Evoquant l'utilisation restée très confidentielle du nom d'usage introduit par l'article 43 de la loi de décembre 1985, permettant d'accoler le nom du parent n'ayant pas été transmis à l'enfant, elle a estimé que la proposition de loi ne répondait pas à une véritable aspiration.

Elle a salué le travail législatif accompli à l'époque, précisant qu'il avait été considéré comme le moyen pour l'avenir d'effectuer un sondage en grandeur nature des attentes des Français et de départager les partisans et les opposants de la réforme du régime du nom patronymique.

Mme Michelle Gobert a mis en lumière le paradoxe selon lequel la majorité des femmes souhaiteraient transmettre leur propre nom, alors qu'elles portent celui de leur mari, relevant qu'une pratique contraire aurait accordé un plus grand crédit à une telle revendication.

Analysant les conséquences de la réforme proposée, elle s'est inquiétée des risques de désordre dans les familles résultant du choix par les parents du nom de l'enfant, alors qu'actuellement l'automaticité de la règle ne générait aucune discussion.

Mme Michelle Gobert a estimé que la transmission du double nom ne poserait pas de difficultés à la première génération, tout en estimant paradoxal que les mères ne transmettent alors que le nom de leur père.

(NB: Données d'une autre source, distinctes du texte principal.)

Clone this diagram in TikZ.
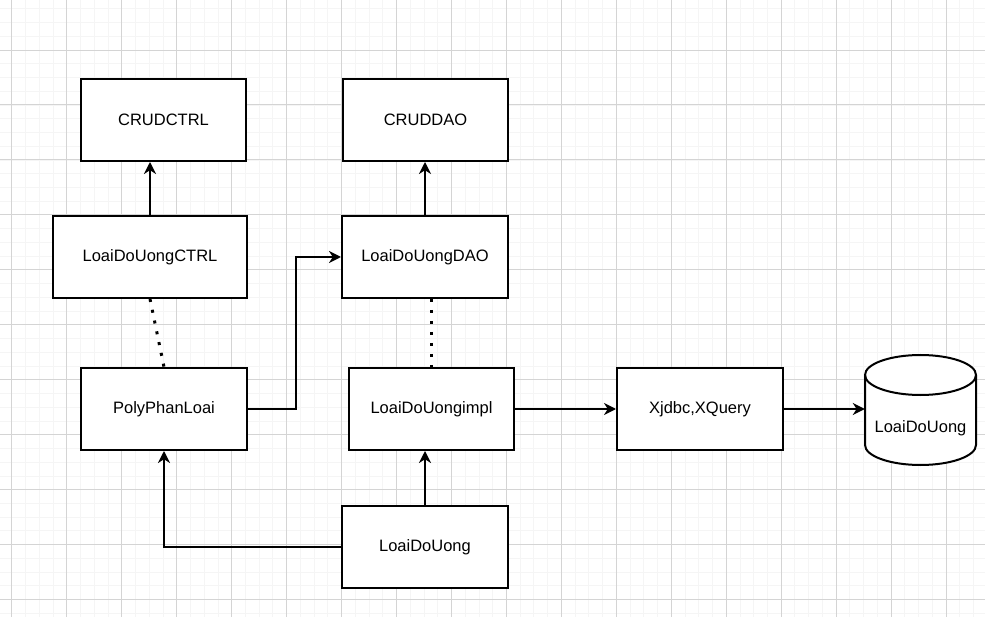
\documentclass[tikz,border=0pt]{standalone}
\usepackage{fontspec}
\setmainfont{Liberation Sans}
\usetikzlibrary{arrows.meta,calc}
\begin{document}
\begin{tikzpicture}[x=1pt,y=-1pt,
  box/.style={draw=black,line width=2pt,fill=white,minimum width=#1,minimum height=82pt,inner sep=0pt,font=\fontsize{16.5}{20}\selectfont},
  box/.default=165pt,
  conn/.style={line width=2pt,-{Stealth[length=12pt,width=12pt,inset=3.8pt]}},
  dotline/.style={line width=3pt,dash pattern=on 3pt off 8pt},
  minorgrid/.style={draw=black!4,line width=0.7pt},
  majorgrid/.style={draw=black!17,line width=0.9pt}]
\useasboundingbox (0,0) rectangle (985,617);
\fill[white] (0,0) rectangle (985,617);
% grid
\foreach \i in {0,...,72} {\draw[minorgrid] ({-1.94+\i*13.7375},0) -- ++(0,617);}
\foreach \i in {0,...,46} {\draw[minorgrid] (0,{-4.95+\i*13.7375}) -- ++(985,0);}
\foreach \i in {0,...,18} {\draw[majorgrid] ({11.8+\i*54.95},0) -- ++(0,617);}
\foreach \i in {0,...,12} {\draw[majorgrid] (0,{-4.95+\i*54.95}) -- ++(985,0);}
% boxes
\node[box] (crudctrl) at (163.5,120) {CRUDCTRL};
\node[box] (cruddao) at (425.5,120) {CRUDDAO};
\node[box=194pt] (ctrl) at (150,257) {LoaiDoUongCTRL};
\node[box=166pt] (dao) at (425,257) {LoaiDoUongDAO};
\node[box=166pt] (poly) at (164,409) {PolyPhanLoai};
\node[box] (impl) at (431.5,409) {LoaiDoUongimpl};
\node[box=166pt] (xj) at (700,409) {Xjdbc,XQuery};
\node[box=166pt] (ldu) at (425,547) {LoaiDoUong};
% cylinder
\filldraw[fill=white,draw=black,line width=2pt] (865,375) -- (865,445)
  arc[start angle=180,end angle=360,x radius=55.5pt,y radius=20pt] -- (976,375)
  arc[start angle=0,end angle=180,x radius=55.5pt,y radius=20pt] -- cycle;
\draw[line width=2pt] (865,375) arc[start angle=180,end angle=360,x radius=55.5pt,y radius=20pt];
\node[minimum width=111pt,minimum height=110pt,inner sep=0pt] (cyl) at (920.5,410) {};
\node[font=\fontsize{16.5}{20}\selectfont] (cyltext) at (920.5,428) {LoaiDoUong};
% connectors
\draw[conn] (ctrl.north) -- (ctrl.north |- crudctrl.south);
\draw[conn] (dao.north) -- (dao.north |- cruddao.south);
\draw[dotline] (ctrl.south) -- (poly.north);
\draw[dotline] (impl.north |- dao.south) -- (impl.north);
\draw[conn] (poly.east) -- ++(48,0) |- (dao.west);
\draw[conn] (impl.east) -- (xj.west |- impl.east);
\draw[conn] (xj.east) -- (cyl.west |- xj.east);
\draw[conn] (ldu.north) -- (ldu.north |- impl.south);
\draw[conn] (ldu.west) -| (poly.south);
\end{tikzpicture}
\end{document}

Elle a exposé les difficultés auxquelles seraient confrontées les générations suivantes, les parents portant un nom double devant alors abandonner un de leurs deux noms, démarche qui provoquerait de nouvelles tensions familiales. Elle s'est inquiétée de la multiplication des occasions de conflits liés au nom et des risques d'une surcharge de l'activité déjà élevée du contentieux en matière familiale.

Mme Michelle Gobert a en outre mentionné le coût non négligeable induit par cette réforme pour le traitement informatisé des doubles noms devenus plus nombreux, ainsi que le problème technique de l'allongement des saisies en matière informatique, compte tenu de la banalisation du double nom.

Tout en insistant sur le défaut de pertinence de cette réforme et la nécessité de maintenir le droit actuel de dévolution du nom patronymique, elle s'est néanmoins déclarée favorable à la possibilité d'autoriser chaque individu à substituer à son nom de naissance celui qui ne lui a pas été transmis, le principe de la liberté individuelle devant prévaloir sur une conception quelque peu primaire selon elle de l'égalité des sexes. Elle a également fait valoir l'opportunité d'une simplification de l'actuelle procédure administrative de changement de nom.

M. Jacques Larché, président, ayant relevé l'intérêt de cette solution alternative, Mme Michelle Gobert a précisé qu'à partir d'un certain âge laissé à la détermination du législateur, chaque personne pourrait substituer à son patronyme le nom de sa mère ou d'un aieul dont le degré serait à définir.

En réponse à l'observation de M. Jacques Larché, président, selon laquelle la réforme proposée risquait de fragiliser les lignées paternelles, Mme Michelle Gobert a confirmé qu'elle pourrait aboutir à l'impossibilité pour les petits-enfants de porter le nom de leur grand-père. Elle a mis l'accent sur l'intérêt du maintien d'un régime de dévolution du nom patronymique correspondant à une tradition et une pratique bien ancrées.

M. Henri de Richemont, rapporteur, a à son tour marqué sa préférence pour un système dans lequel la possibilité de choix serait offerte à l'enfant et non aux parents, estimant que cette solution permettait d'assurer une plus grande égalité, chaque individu pouvant user librement de cette faculté.

Mme Michelle Gobert et M. Henri de Richemont, rapporteur, sont convenus que cette proposition de loi maintenait une inégalité de traitement entre les enfants naturels et les enfants légitimes, les enfants de parents non mariés pouvant se voir attribuer un nom en vertu soit des nouvelles règles de triple option soit de la règle automatique de préférence chronologique, selon laquelle l'enfant porte le nom du parent qui l'a reconnu en premier lieu, tandis que pour les enfants de parents mariés, ces derniers ne pourraient se soustraire au système du choix. Elle s'est inquiétée des conséquences de ce nouveau régime de dévolution qui risquerait de dissuader les couples de se marier pour se soustraire à la nécessité de choisir le nom de leur enfant.